The second level includes two essential practices: taking breaks while listening and either taking notes or speaking aloud. Taking breaks can be compared to making a layered jelly. If you let one layer solidify before adding the next, you create a structured result. If you mix everything together, you end up with a mess. Learning should resemble making jelly- one small piece at a time. Using a well-known approach, such as the Pomodoro Technique, can aid in this process.

The third level, particularly crucial in online learning, involves conveying what you’ve learned to someone else. This engages multiple parts of your brain, enhancing your ability to remember information. Every time you share a poem you’ve learned by heart; you’re training the part of your brain responsible for verbal expression.

The fourth level is akin to “learn by teaching.” To grasp a subject thoroughly, attempt to explain it to someone else. Understanding deepens when you convey information to others, especially if done multiple times.

The fifth level revolves around practicing what you’ve learned.

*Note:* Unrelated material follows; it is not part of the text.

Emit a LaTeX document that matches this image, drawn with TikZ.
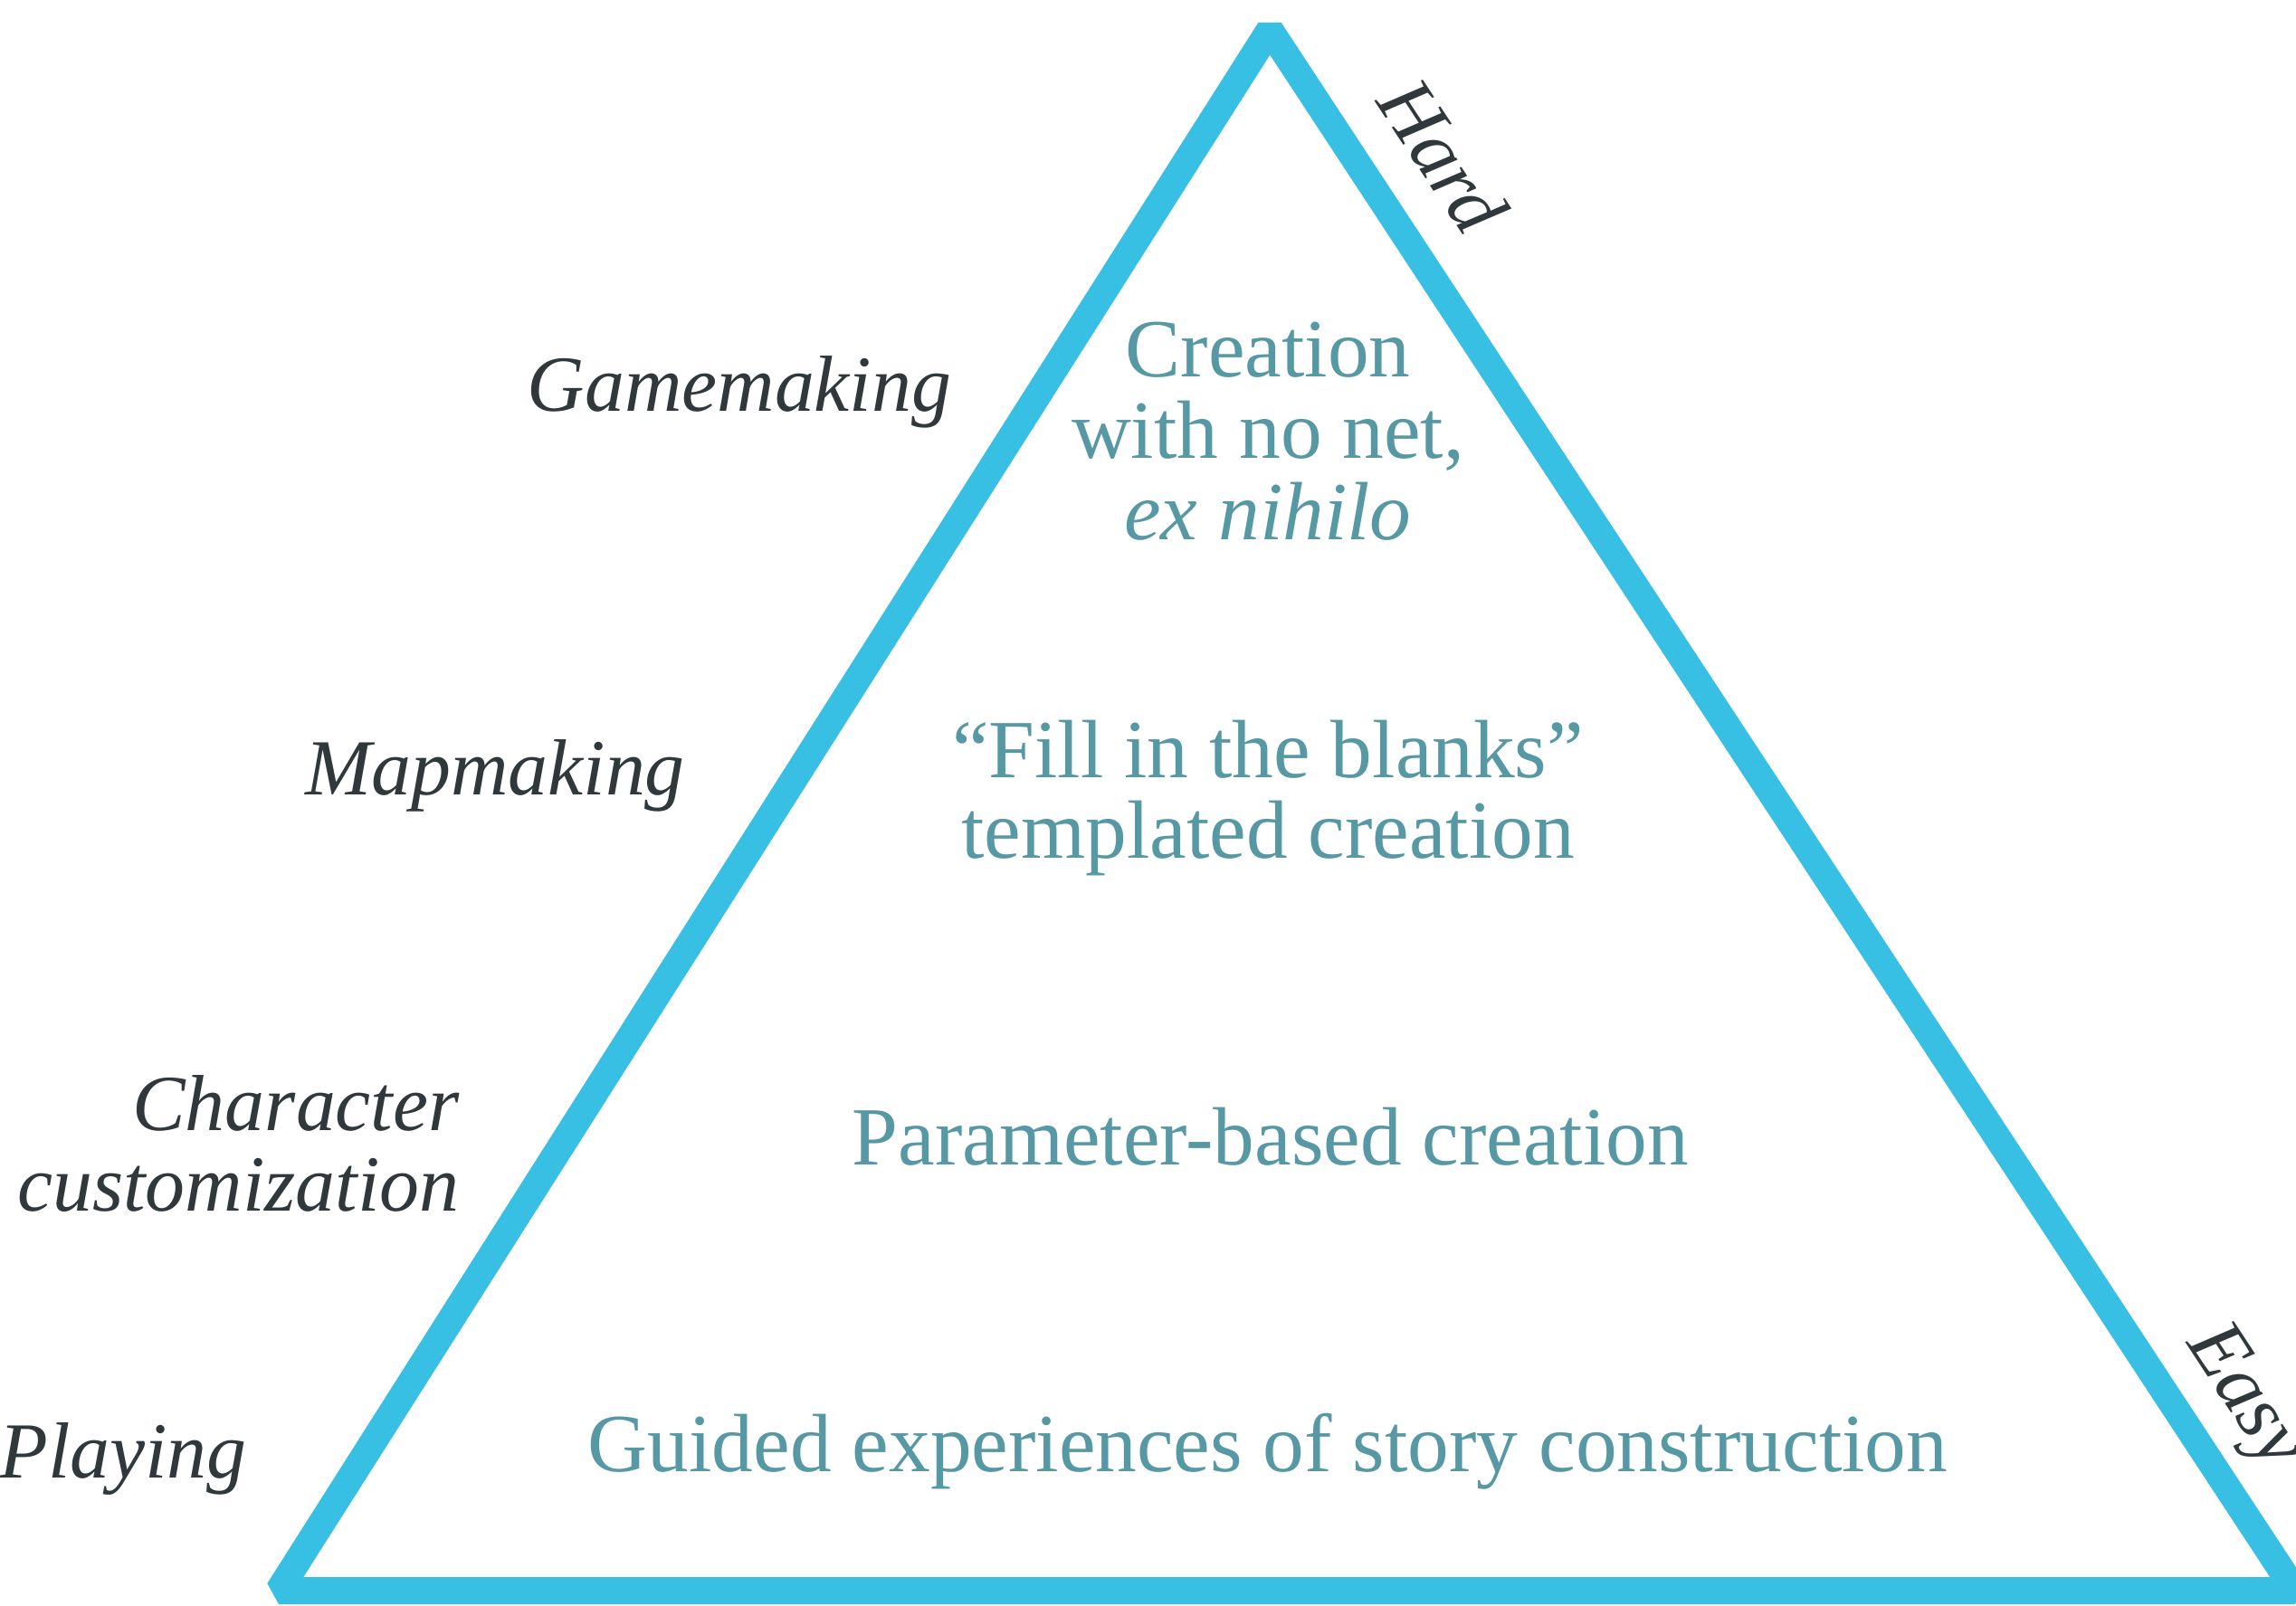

Your brain might resist this, as fear of making mistakes can be daunting. However, practicing is about engaging with the material regularly, not necessarily achieving perfection.

Some people don’t like repeating things. They believe that if you repeat something, you didn’t understand it the first time or you’re not smart. However, when we revisit information repeatedly, it’s similar to telling our brain, “This is important to me.” In a world full of information, we need to focus on what is important to us. If something is crucial, and you want to remember it, repeat it before bed to signal to your brain: “Please remember it.”

Online education is now a part of our lives

We have to keep learning and motivating ourselves, stop waiting for things to be perfect, take charge of our learning, set goals for ourselves, and be our teachers. This new way of learning means we have to be responsible for what we know. As we move through this ever-changing educational world, the power to learn, adapt, and do well is in our hands. Embrace the adventure of learning with courage, keep trying, and never stop seeking knowledge.